Bir ülkeyi ayrıştırmak, bölmek, kendi içinde birbirine düşürmek için etnik kimlik, inanç ve yaşam tarzıyla oynandığını ileri süren Kılıçdaroğlu, şöyle konuştu:

"Örnek, Ortadoğu bataklığı. Kazanan kim? Silah tüccarları. Ortadoğu neden bir bataklık? Enerji yüzünden. Gazi Mustafa Kemal, bu gerçeği gördüğü için asla Arap dünyasının içine girmemiştir ama bütün Arap dünyası Gazi Mustafa Kemal'e saygı duymuştur. Bütün Ortadoğu halkları, bizim insanlarımıza saygı duymuştur. Hep şunu istemişlerdir, 'Keşke biz de Türkiye'deki insanların yaşadığı gibi yaşayabilsek' ama son 14 yıldır bizim yöneticilerimiz yani iktidar olanlar, Ortadoğu bataklığına sebep olan yöneticiler gibi davranmışlardır. Türkiye'yi Ortadoğu bataklığına sürüklemişlerdir. Hepimiz, bu konuda dikkatli olmalıyız. Sizi ayrıştırabilirler, bölebilirler. Bu ülkenin bütün gençleri, ülkenin geleceği açısından bir ve beraber olmalıdır. Bunu yaptığınız ve yaşattığınız zaman, bu ülkenin önünde hiç kimse duramaz."
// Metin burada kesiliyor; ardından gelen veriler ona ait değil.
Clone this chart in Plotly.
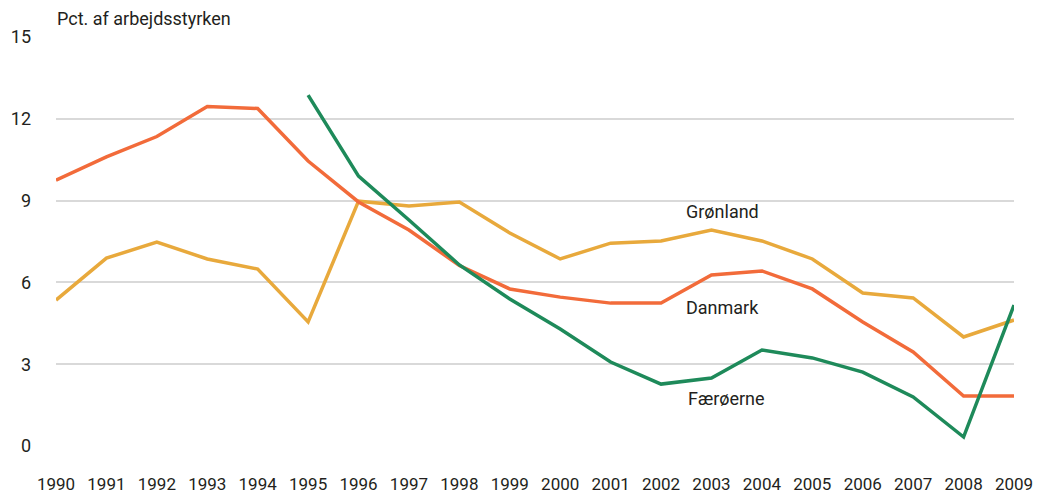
import plotly.graph_objects as go

years = list(range(1990, 2010))
danmark = [9.75, 10.6, 11.35, 12.45, 12.38, 10.45, 8.95, 7.92, 6.62, 5.76, 5.46, 5.24, 5.24, 6.27, 6.42, 5.76, 4.55, 3.45, 1.83, 1.83]
groenland = [5.35, 6.89, 7.48, 6.86, 6.49, 4.55, 8.98, 8.8, 8.95, 7.81, 6.86, 7.44, 7.52, 7.92, 7.52, 6.86, 5.61, 5.43, 4.0, 4.62]
faeroe_years = list(range(1995, 2010))
faeroerne = [12.87, 9.9, 8.29, 6.64, 5.39, 4.29, 3.08, 2.27, 2.49, 3.52, 3.23, 2.71, 1.8, 0.33, 5.17]
yticks = [0, 3, 6, 9, 12, 15]

FONT = "Roboto, Liberation Sans, sans-serif"
TXT = "#231F20"

fig = go.Figure()
fig.add_trace(go.Scatter(x=years, y=groenland, mode="lines", name="Grønland",
                         line=dict(color="#E8A93C", width=3.5), cliponaxis=False))
fig.add_trace(go.Scatter(x=years, y=danmark, mode="lines", name="Danmark",
                         line=dict(color="#F26B3A", width=3.5), cliponaxis=False))
fig.add_trace(go.Scatter(x=faeroe_years, y=faeroerne, mode="lines", name="Færøerne",
                         line=dict(color="#1E8A5A", width=3.5), cliponaxis=False))

for text, x, y in [("Grønland", 2003.22, 8.6), ("Danmark", 2003.22, 5.07), ("Færøerne", 2003.3, 1.76)]:
    fig.add_annotation(x=x, y=y, text=text, showarrow=False,
                       font=dict(family=FONT, size=18, color=TXT))

fig.add_annotation(xref="paper", yref="paper", x=0, y=1, yshift=7, xanchor="left", yanchor="bottom",
                   text="Pct. af arbejdsstyrken", showarrow=False, borderpad=0,
                   font=dict(family=FONT, size=18, color=TXT))

# page body has an 8px default margin; figure sized so it fits the 1051x494 window
fig.update_layout(
    width=1043, height=486,
    margin=dict(l=48, r=37, t=29, b=48),
    plot_bgcolor="white", paper_bgcolor="white",
    showlegend=False,
    font=dict(family=FONT, size=17, color=TXT),
    xaxis=dict(range=[1990, 2009], tickvals=years, ticktext=[str(y) for y in years],
               showgrid=False, zeroline=False, showline=False, ticks="", automargin=False,
               ticklabelstandoff=26, tickfont=dict(family=FONT, size=17, color=TXT)),
    yaxis=dict(range=[0, 15], tickvals=yticks, showgrid=True, gridcolor="#D9D9D9", gridwidth=1.5,
               zeroline=False, showline=False, ticks="", ticklabelstandoff=24, automargin=False,
               tickfont=dict(family=FONT, size=18, color=TXT)),
)

fig.write_html("out.html")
Kılıçdaroğlu, Türkiye'nin kılık kıyafet tartışmaları yüzünden 30 yıl enerjisini boşa harcadığını belirterek "Bu, en büyük hatalardan birisiydi. Şimdi, başka bir nedenle 30 yıldır mücadele ediyoruz terörle. Bütün enerjimiz gidiyor. Bundan kim nasiplenecek? Bunu genç kardeşlerimizin oturup düşünmesi lazım" dedi.

Gazi Mustafa Kemal'in bütün mal varlığını Türkiye Cumhuriyeti'ne bağışladığını hatırlatan Kılıçdaroğlu, İş Bankasından da partilerine 5 kuruş para gelmediğini söyledi.  

Kılıçdaroğlu, Cerattepe'de yürütülmesi planlanan madencilik faaliyetine ilişkin de şunları kaydetti:

"Milletvekilli arkadaşlarımı görevlendirdim, gittiler ama sivil toplumun eyleminin bir siyasi partinin gölgesinde kalmasını doğru bulmadım çünkü orada halk direniyor. Her görüşten insan direniyor. Bizim milletvekillerimiz de var. Biz, onları takip ediyoruz, sonuna kadar da takip edeceğiz, haklarını savunacağız ama istedik ki gölge düşmesin."